RECORDED INFORMATION >>

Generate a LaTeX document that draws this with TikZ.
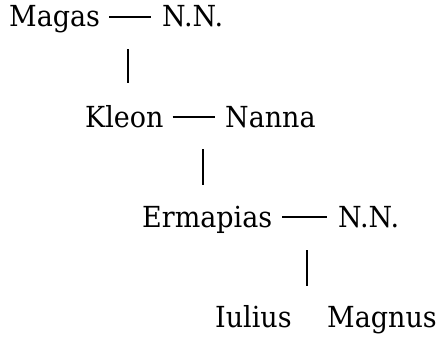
\documentclass[tikz,border=0pt]{standalone}
\usepackage{fontspec}
\setmainfont[FakeStretch=0.93]{DejaVu Serif}
\usetikzlibrary{calc}
\tikzset{
  person/.style={anchor=base west, inner sep=0pt, font=\fontsize{29}{34}\selectfont},
  conn/.style={line width=2pt},
  bar/.style={line width=2.4pt}
}
\begin{document}
\begin{tikzpicture}[x=1pt,y=-1pt]
\useasboundingbox (0,0) rectangle (441,338);
\node[person] (magas) at (9,26) {Magas};
\node[person] (nn1) at (162,26) {N.N.};
\node[person] (kleon) at (85,127) {Kleon};
\node[person] (nanna) at (225,127) {Nanna};
\node[person] (erm) at (142,227) {Ermapias};
\node[person] (nn2) at (338,227) {N.N.};
\node[person] (iul) at (215,327) {Iulius};
\node[person] (mag) at (327,327) {Magnus};
\draw[conn] ($(magas.base east)+(9pt,9pt)$) -- ($(nn1.base west)+(-11pt,9pt)$);
\draw[conn] ($(kleon.base east)+(9pt,10pt)$) -- ($(nanna.base west)+(-10pt,10pt)$);
\draw[conn] ($(erm.base east)+(10pt,10pt)$) -- ($(nn2.base west)+(-11pt,10pt)$);
\coordinate (v1a) at (128,49);
\coordinate (v1b) at (128,83);
\coordinate (v2a) at (203,149);
\coordinate (v2b) at (203,185);
\coordinate (v3a) at (307,250);
\coordinate (v3b) at (307,286);
\draw[bar] (v1a) -- (v1b);
\draw[bar] (v2a) -- (v2b);
\draw[bar] (v3a) -- (v3b);
\end{tikzpicture}
\end{document}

THE TASK >> Set down the material exactly, every line of it, except for the pictures.

WRITTEN SOLUTION >>
Generate a LaTeX document that draws this with TikZ.
\documentclass[tikz,border=0pt]{standalone}
\usepackage{fontspec}
\setmainfont[FakeStretch=0.93]{DejaVu Serif}
\usetikzlibrary{calc}
\tikzset{
  person/.style={anchor=base west, inner sep=0pt, font=\fontsize{29}{34}\selectfont},
  conn/.style={line width=2pt},
  bar/.style={line width=2.4pt}
}
\begin{document}
\begin{tikzpicture}[x=1pt,y=-1pt]
\useasboundingbox (0,0) rectangle (441,338);
\node[person] (magas) at (9,26) {Magas};
\node[person] (nn1) at (162,26) {N.N.};
\node[person] (kleon) at (85,127) {Kleon};
\node[person] (nanna) at (225,127) {Nanna};
\node[person] (erm) at (142,227) {Ermapias};
\node[person] (nn2) at (338,227) {N.N.};
\node[person] (iul) at (215,327) {Iulius};
\node[person] (mag) at (327,327) {Magnus};
\draw[conn] ($(magas.base east)+(9pt,9pt)$) -- ($(nn1.base west)+(-11pt,9pt)$);
\draw[conn] ($(kleon.base east)+(9pt,10pt)$) -- ($(nanna.base west)+(-10pt,10pt)$);
\draw[conn] ($(erm.base east)+(10pt,10pt)$) -- ($(nn2.base west)+(-11pt,10pt)$);
\coordinate (v1a) at (128,49);
\coordinate (v1b) at (128,83);
\coordinate (v2a) at (203,149);
\coordinate (v2b) at (203,185);
\coordinate (v3a) at (307,250);
\coordinate (v3b) at (307,286);
\draw[bar] (v1a) -- (v1b);
\draw[bar] (v2a) -- (v2b);
\draw[bar] (v3a) -- (v3b);
\end{tikzpicture}
\end{document}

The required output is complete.